Trick of the Trade: Lowering the Cost of Snowboarding for Beginners

As winter wages on, many who will ski or snowboard this year probably already have their skis, jackets, tickets, and the rest of stuff you need in order to enjoy the sport. The most devoted riders have been on the hill since they were young, and have always had this equipment at the ready, waiting for the next season. There are also plenty of new skiers and riders every year, who may have reached their twenties or even older with never having been on snow before. When introduced to either skiing or snowboarding, it can be overwhelming and expensive for this group of potential shredders to try to get on the slopes.

In Colorado, we have many of these first-time skier college students who decide that because they live here they need to give it a try. The issue for many prospective riders is price. The cost of everything related to skiing is madness, and sometimes when trying to get old used gear at cost, it ends up being more harmful than helpful.

At the start of the season, a potential new skier stops by their local shop. Packed into the store is an overwhelming amount of gear, ranging from the industry’s newest jackets to old skis and boards that have been rented for years. In a shop like this, you can end up spending $50 or $1000, depending on what you need. The cheapest option, which all first-timers should do, is renting.

Christy Sports is a local ski shop in Boulder, Colorado. They offer many options on gear, for people at many different levels of skill.
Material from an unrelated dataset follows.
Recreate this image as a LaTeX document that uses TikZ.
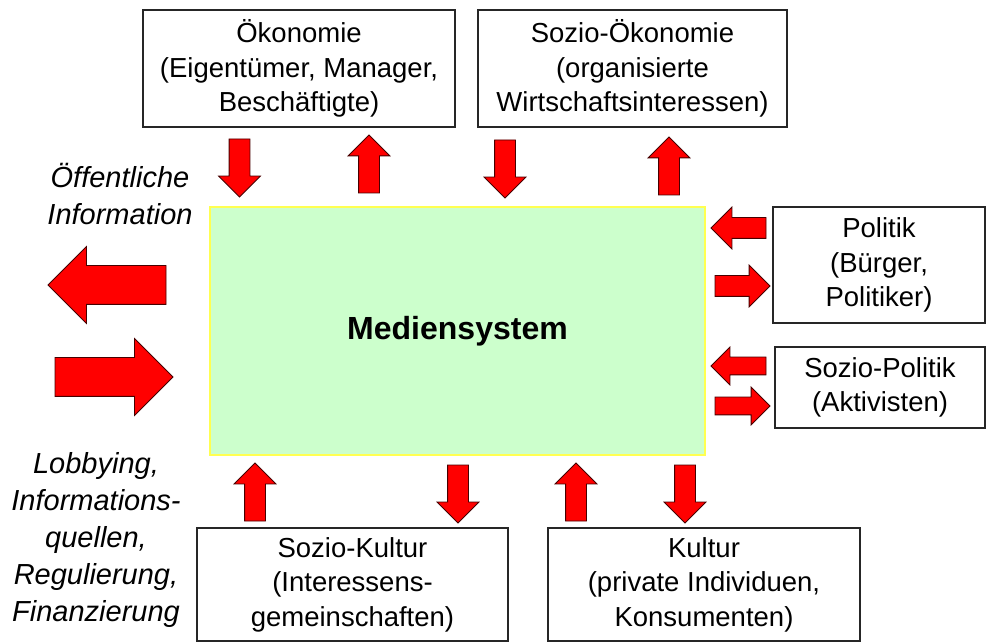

Evan is part of the team at Christy’s that handles rentals, and also a lifelong skier. “We offer a lot of different equipment, so that we can help vacationers who left their equipment at home, as well as locals who want to get into the sport,” Evan said. With a daily rental starting at $22, a price offered at most rental shops, snow sports become much more available.

First-timers make up around fifteen percent of all snowboarders each year. When these people start, there is a possibility of them not returning to the sport. The industry does a bad job, as far as cost, in assuring these first-timers come back a second time, and maybe a lifetime.

According to statistics from Snow Sports America, the total number of snow sports participants peaked in 2010, and has been fluctuating since then. As people get rid of their old equipment every year, stores like Play It Again Sports, which recycle old snow gear too, are a good option for people like college students who can’t afford new equipment.

For those who can afford it, new gear is always the way to go. With jackets that can run more than $150 and boards at over $400, it is clear why so many people haven’t been able to enjoy the sport. Ski prices are more the same, and when you consider a day pass for at least eighty dollars, or a season pass for $350, it really is an impossible sport to start at a later age.

Purchasing a pass, online or on the mountain, has become a long-winded process. After researching where one wants to visit the upcoming winter, a season pass could cost up to $1000. For students, most resorts offer college pass prices at a discounted rate. Advertised by the Epic Local Pass, which covers many mountains in Colorado, is the reminder that If you go four times, your pass has payed for itself. This is helpful when a new rider is deciding: will they go once and hate it, or can they do at least four times?

Doesn’t the industry want to attract new skiers and riders? Of course, but not at a discounted price. The dollar amounts that are affiliated with running a resort are absurd, and resort expansion alone must cost a pretty penny. But with fifty six million visits to resorts last year, the U.S. ski industry is not in decline.

Deeper into the winter, gear will get cheaper, and as spring arrives equipment prices will drop. If you haven’t learned how to ski or ride this season, a trip to the rental shop can get you fitted to hit the slopes. If you gave either skiing or snowboarding a try this year, affordable gear just requires some investigation. Once you’re on the slopes, remember to take it slow and respect the mountain, and especially to have some fun!